As Nkosi left the theater, four secret service men abducted him. They pushed him into an unmarked car and sped away to Hilltop Dams, an isolated area. They handcuffed him and put a heavy grain sack over his head. "Today is your day," one of the government agents told Nkosi before they dunked him into water.
"With every dip, I felt like I was taking my last breath," Nkosi wrote in his autobiography. "I began to feel numb. I suppose this was the moment when I lost whatever hope I had left and gave up on everything." After the agents tired of dunking Nkosi, they stuck a pistol in his mouth and struck him in the face so that one of his teeth fell out.
Miracles, human "angels" lead to freedom
As the kicking and beating continued, Nkosi said he surrendered all to God and felt God's love enveloping him in unconscious peace. He awoke in the basement of a private hospital where medical personnel were caring for his broken bones and other injuries.
Through a series of miracles, God's people, at the risk of their own lives, discovered Nkosi left for dead by the government agents. Nkosi only stayed at the hospital for a few hours for fear of being discovered. Then, for several weeks, Sazi, Nkosi's wife, and the Crocodile cast moved him from one hiding place to another. Finally, his brother and grandmother smuggled him into neighboring Botswana, where Nkosi and his brother spent the next six months in a detention center for illegal immigrants in Francistown.
After the detention center came a refugee camp where conditions were slightly better. When Nkosi received permission to live outside the camp, he searched for ways to use his skills to help others.

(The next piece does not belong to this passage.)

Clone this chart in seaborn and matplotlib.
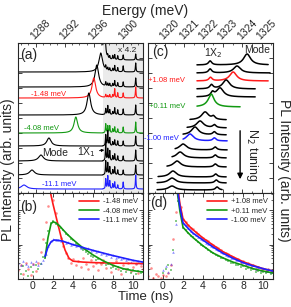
"""PL spectra (a, c) and time-resolved PL decays (b, d)."""
import numpy as np
import matplotlib
matplotlib.use("Agg")
import matplotlib.pyplot as plt
import seaborn as sns
from matplotlib.ticker import MultipleLocator, NullFormatter

sns.set_style("ticks")
plt.rcParams["font.family"] = ["Liberation Sans", "DejaVu Sans"]
plt.rcParams.update({
    "xtick.direction": "in", "ytick.direction": "in",
    "xtick.major.size": 3, "ytick.major.size": 3,
    "xtick.minor.size": 1.5, "ytick.minor.size": 1.5,
    "xtick.major.width": 0.6, "ytick.major.width": 0.6,
    "xtick.minor.width": 0.5, "ytick.minor.width": 0.5,
    "axes.linewidth": 0.8, "xtick.labelsize": 7.5, "ytick.labelsize": 7.5,
    "xtick.major.pad": 1.5,
})

RED = "#ff1a1a"
GREEN = "#129912"
BLUE = "#1f1fff"

# ---- (a) spectra: baseline offset, cavity mode peak, sharp QD lines in the grey window
A_BASE = [133, 121, 106, 95, 78, 60, 47, 32, 18, 4]
A_MODE_E = [1297.4, 1296.92, 1296.38, 1295.97, 1295.29, 1293.51, 1289.83, 1288.74, 1287.51, 1286.42]
A_MODE_H = [75, 19, 22, 20, 22, 16, 8, 6, 5, 4]
A_MODE_W = [0.1, 0.3, 0.3, 0.3, 0.3, 0.3, 0.35, 0.4, 0.4, 0.45]
A_COLORS = ["k", "k", "k", RED, "k", GREEN, "k", "k", "k", BLUE]
SPIKE_E = [1297.6, 1297.88, 1298.15, 1298.56, 1298.83, 1299.24, 1299.99, 1301.7]
SPIKE_H = [
    [0, 3, 3, 4, 5, 4, 5, 6],
    [4, 3, 3, 3, 6, 4, 6, 9],
    [4, 3, 3, 3, 6, 4, 5, 9],
    [3, 2, 3, 3, 9, 5, 5, 11],
    [6, 9, 5, 3, 7, 5, 6, 10],
    [9, 7, 7, 4, 6, 4, 6, 11],
    [11, 15, 8, 4, 6, 5, 5, 10],
    [18, 12, 10, 5, 7, 5, 5, 11],
    [14, 12, 8, 5, 8, 5, 5, 10],
    [10, 13, 8, 5, 7, 4, 7, 14],
]
GRAY_FROM = 1297.2

# ---- (c) spectra: each trace has its own energy window
C_BASE = [128, 120, 112, 104, 96, 86, 73, 65, 58, 52, 43, 35, 26, 16, 10, 3]
C_START = [1321.65, 1321.65, 1321.65, 1321.65, 1321.65, 1321.65, 1321.29, 1321.14,
           1320.93, 1320.93, 1320.52, 1320.36, 1320.1, 1319.64, 1319.59, 1319.59]
C_END = [1325.33, 1325.43, 1325.33, 1324.66, 1324.66, 1323.88, 1323.16, 1323.16,
         1323.16, 1323.21, 1323.21, 1323.16, 1323.16, 1323.16, 1323.16, 1322.95]
C_MODE_E = [1324.24, 1323.72, 1323.52, 1323.16, 1322.84, 1322.38, 1322.07, 1321.81,
            1321.55, 1321.29, 1320.93, 1320.78, 1320.62, 1320.41, 1320.36, 1320.36]
C_MODE_H = [11, 7, 9, 9, 9, 10, 8, 7, 8, 7, 6, 6, 6, 6, 5, 4]
C_X2_E = [1322.33, 1322.33, 1322.35, 1322.4, 1322.45, 1322.4, 1322.5, 1322.55,
          1322.55, 1322.55, 1322.59, 1322.6, 1322.6, 1322.62, 1322.65, 1322.69]
C_X2_H = [4, 4, 3.5, 4, 4, 3, 3, 3, 3, 3, 3, 3, 3, 3, 3, 3]
C_COLORS = ["k", "k", RED, "k", "k", GREEN, "k", "k", "k", BLUE, "k", "k", "k", "k", "k", "k"]

# ---- (b), (d) decays, sampled every 0.25 ns from -1.5 to 11 ns
T = np.arange(-1.5, 11.01, 0.25)
nan = np.nan
B_RED = [18, 25, 14, 30, 20, 13, 27, 17, 30, 60,
         150, 450, 1300, 3500, 2000, 850, 380, 160, 90, 58,
         42, 30, 38, 25, 33, 22, 40, 28, 19, 35,
         24, 30, 18, 27, 36, 21, 29, 16, 25, 33,
         20, 14, 26, 19, 30, 17, 23, 28, 15, 24, 20]
B_GREEN = [20, 14, 24, 17, 12, 22, 16, 26, 19, 28,
           45, 110, 250, 420, 480, 410, 370, 300, 260, 210,
           190, 150, 135, 105, 98, 80, 72, 60, 55, 46,
           44, 36, 38, 30, 29, 25, 27, 21, 23, 19,
           22, 17, 20, 16, 19, 15, 18, 14, 17, 15, 16]
B_BLUE = [30, 26, 33, 28, 24, 31, 27, 34, 25, 30,
          36, 55, 92, 125, 145, 132, 140, 125, 130, 112,
          118, 100, 106, 92, 95, 82, 86, 74, 78, 66,
          70, 60, 64, 55, 58, 50, 54, 45, 49, 42,
          45, 38, 41, 35, 38, 32, 36, 30, 33, 29, 31]
B_RED_FIT_T = [1.6, 1.75, 2.0, 2.4, 2.8, 3.2, 3.6, 4.0, 5.0, 6.0, 8.0, 11.0]
B_RED_FIT = [6000, 3200, 1500, 500, 170, 70, 40, 33, 31, 30, 29, 28]
B_GREEN_FIT_T = [1.2, 1.5, 1.8, 2.0, 2.3, 2.7, 3.0, 3.5, 4.0, 4.5, 5.0, 6.0, 7.0, 8.0, 9.0, 10.0, 11.0]
B_GREEN_FIT = [40, 160, 400, 460, 430, 340, 270, 190, 140, 105, 80, 50, 34, 25, 20, 17.5, 16]
B_BLUE_FIT_T = [1.2, 1.5, 1.8, 2.1, 2.5, 3.0, 4.0, 5.0, 6.0, 7.0, 8.0, 9.0, 10.0, 11.0]
B_BLUE_FIT = [45, 85, 120, 136, 134, 125, 100, 82, 68, 57, 48, 41, 35, 31]
B_LABELS = ["-1.48 meV", "-4.08 meV", "-11.1 meV"]

D_RED = [12, 21, 11, 14, 12, 11, 13, 12, 15, 25,
         150, 900, 3000, 1200, 560, 450, 380, 300, 280, 230,
         200, 170, 160, 135, 125, 105, 98, 84, 80, 68,
         63, 56, 54, 46, 45, 39, 38, 32, 33, 27,
         29, 23, 25, 20, 22, 18, 20, 17, 19, 16, 18]
D_GREEN = [nan] * 6 + [15, 20, 26, 18,
                       70, 500, 1800, 700, 310, 260, 220, 180, 165, 135,
                       120, 100, 92, 78, 72, 60, 57, 49, 47, 41,
                       40, 35, 34, 30, 30, 26, 26, 23, 24, 20,
                       21, 18, 19, 16.5, 17.5, 15, 16.5, 14.5, 15.5, 14, 15]
D_BLUE = [nan] * 6 + [18, 24, 16, 27,
                      60, 400, 2000, 900, 420, 360, 300, 250, 215, 185,
                      165, 145, 135, 115, 105, 92, 86, 75, 70, 60,
                      57, 50, 47, 41, 42, 35, 36, 30, 31, 26,
                      27, 22, 26, 19, 23, 18, 21, 17, 20, 16, 19]
D_FIT_T = [1.45, 1.7, 2.0, 2.5, 3.0, 4.0, 5.0, 6.0, 7.0, 8.0, 9.0, 10.0, 11.0]
D_RED_FIT = [5000, 1500, 560, 370, 270, 155, 97, 62, 44, 32, 25, 20, 17]
D_GREEN_FIT = [3000, 900, 320, 220, 160, 92, 57, 41, 31, 25, 20, 17, 15]
D_BLUE_FIT = [4000, 1200, 430, 300, 215, 135, 85, 56, 40, 30, 24, 20, 17]
D_LABELS = ["+1.08 meV", "+0.11 meV", "-1.00 meV"]


def lorentz(x, x0, h, w):
    return h / (1.0 + ((x - x0) / w) ** 2)


def line(ax, x, y, color, lw=0.8, label=None):
    sns.lineplot(x=x, y=y, ax=ax, color=color, lw=lw, estimator=None,
                 sort=False, label=label, legend=False)


def rotate_top_labels(ax):
    for lab in ax.get_xticklabels():
        lab.set_rotation(45)
        lab.set_ha("left")
        lab.set_va("bottom")
        lab.set_rotation_mode("anchor")


def decay_panel(ax, series, fits, labels):
    colors = [RED, GREEN, BLUE]
    markers = ["o", "s", "^"]
    for vals, c, m in zip(series, colors, markers):
        sns.scatterplot(x=T, y=vals, ax=ax, color=c, marker=m, s=3.5, alpha=0.5,
                        linewidth=0, legend=False)
    for (ft, fv), c, lab in zip(fits, colors, labels):
        line(ax, ft, fv, c, lw=1.2, label=lab)
    ax.set_yscale("log")
    ax.set_ylim(10, 3162)
    ax.set_xlim(-1.5, 11)
    ax.xaxis.set_major_locator(MultipleLocator(2))
    ax.xaxis.set_minor_locator(MultipleLocator(1))
    ax.yaxis.set_major_formatter(NullFormatter())
    ax.yaxis.set_minor_formatter(NullFormatter())
    ax.tick_params(which="both", top=True, right=True, labelleft=False)
    ax.set_xlabel("")
    ax.set_ylabel("")
    ax.legend(loc="upper right", fontsize=5.5, frameon=False, handlelength=2.6,
              labelspacing=0.25, borderaxespad=0.25, handletextpad=0.5)


fig = plt.figure(figsize=(2.91, 3.07), dpi=100)
ax_a = fig.add_axes([18 / 291, 114 / 307, 125 / 291, 150 / 307])
ax_b = fig.add_axes([18 / 291, 28 / 307, 125 / 291, 86 / 307])
ax_c = fig.add_axes([148 / 291, 114 / 307, 125 / 291, 150 / 307])
ax_d = fig.add_axes([148 / 291, 28 / 307, 125 / 291, 86 / 307])

# (a)
ax_a.axvspan(GRAY_FROM, 1303, color="#ebebeb", lw=0, zorder=0)
e_a = np.linspace(1285.5, 1302.8, 2000)
gray = e_a >= GRAY_FROM
for i in range(len(A_BASE)):
    y = A_BASE[i] + lorentz(e_a, A_MODE_E[i], A_MODE_H[i], A_MODE_W[i])
    for e0, h in zip(SPIKE_E, SPIKE_H[i]):
        y = y + np.where(gray, lorentz(e_a, e0, h, 0.05), 0)
    if i == 0:
        line(ax_a, e_a[gray], y[gray], A_COLORS[i])
    else:
        line(ax_a, e_a, y, A_COLORS[i])
ax_a.set_xlim(1285.6, 1302.7)
ax_a.set_ylim(0, 150)
ax_a.xaxis.set_major_locator(MultipleLocator(4))
ax_a.xaxis.set_minor_locator(MultipleLocator(1))
ax_a.yaxis.set_major_locator(MultipleLocator(15))
ax_a.yaxis.set_major_formatter(NullFormatter())
ax_a.tick_params(axis="x", which="both", top=True, bottom=True, labeltop=True, labelbottom=False)
ax_a.tick_params(axis="y", left=True, right=True, labelleft=False)
rotate_top_labels(ax_a)
ax_a.text(0.02, 0.92, "(a)", transform=ax_a.transAxes, fontsize=10, va="center")
ax_a.text(1300.5, 143, "x 4.2", fontsize=6, ha="center", va="center")
ax_a.text(1289.8, A_BASE[3] + 0.5, "-1.48 meV", color=RED, fontsize=5.5, ha="center", va="bottom")
ax_a.text(1288.8, A_BASE[5] + 0.5, "-4.08 meV", color=GREEN, fontsize=5.5, ha="center", va="bottom")
ax_a.text(1291.3, A_BASE[9] + 0.5, "-11.1 meV", color=BLUE, fontsize=5.5, ha="center", va="bottom")
ax_a.text(1290.65, 40.5, "Mode", fontsize=7.5, ha="center", va="center")
ax_a.annotate("1X$_1$", xy=(1297.4, 43), xytext=(1295.0, 40.5), fontsize=7.5,
              ha="center", va="center",
              arrowprops=dict(arrowstyle="-|>", color="k", lw=0.6, mutation_scale=4,
                              shrinkA=0, shrinkB=0))

# (c)
for i in range(len(C_BASE)):
    e = np.linspace(C_START[i], C_END[i], 400)
    y = (C_BASE[i] + lorentz(e, C_MODE_E[i], C_MODE_H[i], 0.22)
         + lorentz(e, C_X2_E[i], C_X2_H[i], 0.1))
    line(ax_c, e, y, C_COLORS[i], lw=1.1)
ax_c.set_xlim(1319.12, 1325.58)
ax_c.set_ylim(0, 150)
ax_c.xaxis.set_major_locator(MultipleLocator(1))
ax_c.xaxis.set_minor_locator(MultipleLocator(0.5))
ax_c.yaxis.set_major_locator(MultipleLocator(15))
ax_c.yaxis.set_major_formatter(NullFormatter())
ax_c.tick_params(axis="x", which="both", top=True, bottom=True, labeltop=True, labelbottom=False)
ax_c.tick_params(axis="y", left=True, right=True, labelleft=False)
rotate_top_labels(ax_c)
ax_c.text(0.03, 0.94, "(c)", transform=ax_c.transAxes, fontsize=10, va="center")
ax_c.text(1322.48, 140, "1X$_2$", fontsize=7.5, ha="center", va="center")
ax_c.text(1324.76, 143, "Mode", fontsize=7.5, ha="center", va="center")
ax_c.text(1320.1, C_BASE[2], "+1.08 meV", color=RED, fontsize=5.5, ha="center", va="center")
ax_c.text(1320.1, C_BASE[5], "+0.11 meV", color=GREEN, fontsize=5.5, ha="center", va="center")
ax_c.text(1319.84, C_BASE[9] + 3, "-1.00 meV", color=BLUE, fontsize=5.5, ha="center", va="center")
ax_c.annotate("", xy=(1323.88, 11), xytext=(1323.88, 65),
              arrowprops=dict(arrowstyle="-|>", color="k", lw=1.0, mutation_scale=8))
ax_c.text(1324.5, 38, "N$_2$ tuning", rotation=270, fontsize=9, ha="center", va="center")

# (b), (d)
decay_panel(ax_b, [B_RED, B_GREEN, B_BLUE],
            [(B_RED_FIT_T, B_RED_FIT), (B_GREEN_FIT_T, B_GREEN_FIT), (B_BLUE_FIT_T, B_BLUE_FIT)],
            B_LABELS)
decay_panel(ax_d, [D_RED, D_GREEN, D_BLUE],
            [(D_FIT_T, D_RED_FIT), (D_FIT_T, D_GREEN_FIT), (D_FIT_T, D_BLUE_FIT)],
            D_LABELS)
ax_b.text(0.02, 0.84, "(b)", transform=ax_b.transAxes, fontsize=10, va="center")
ax_d.text(0.02, 0.88, "(d)", transform=ax_d.transAxes, fontsize=10, va="center")

fig.text(0.5, 0.964, "Energy (meV)", fontsize=10, ha="center", va="center")
fig.text(0.5, 0.033, "Time (ns)", fontsize=9.5, ha="center", va="center")
fig.text(0.026, 0.446, "PL Intensity (arb. units)", fontsize=10, rotation=90,
         ha="center", va="center")
fig.text(0.975, 0.446, "PL Intensity (arb. units)", fontsize=10, rotation=270,
         ha="center", va="center")

fig.savefig("out.png", dpi=100)
plt.close(fig)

He worked as the artistic director with the drama troupe Bopaganang Basha Ba Semoya (Youth Center of the Holy Spirit), a Mennonite Mission Network partner. The young actors presented plays in churches and communities to share the good news of God's love and to teach life skills
At the youth center, Nkosi met Melanie Quinn, who served with Mission Network from 2008-2015.
"Melanie was the first person to talk to me about the importance of making peace with myself, forgiving those that may have wronged me, and the love that God has for us as humans," Nkosi said. "To this day, we, the Nkosi family, hold her dearly as a mother, sister and friend."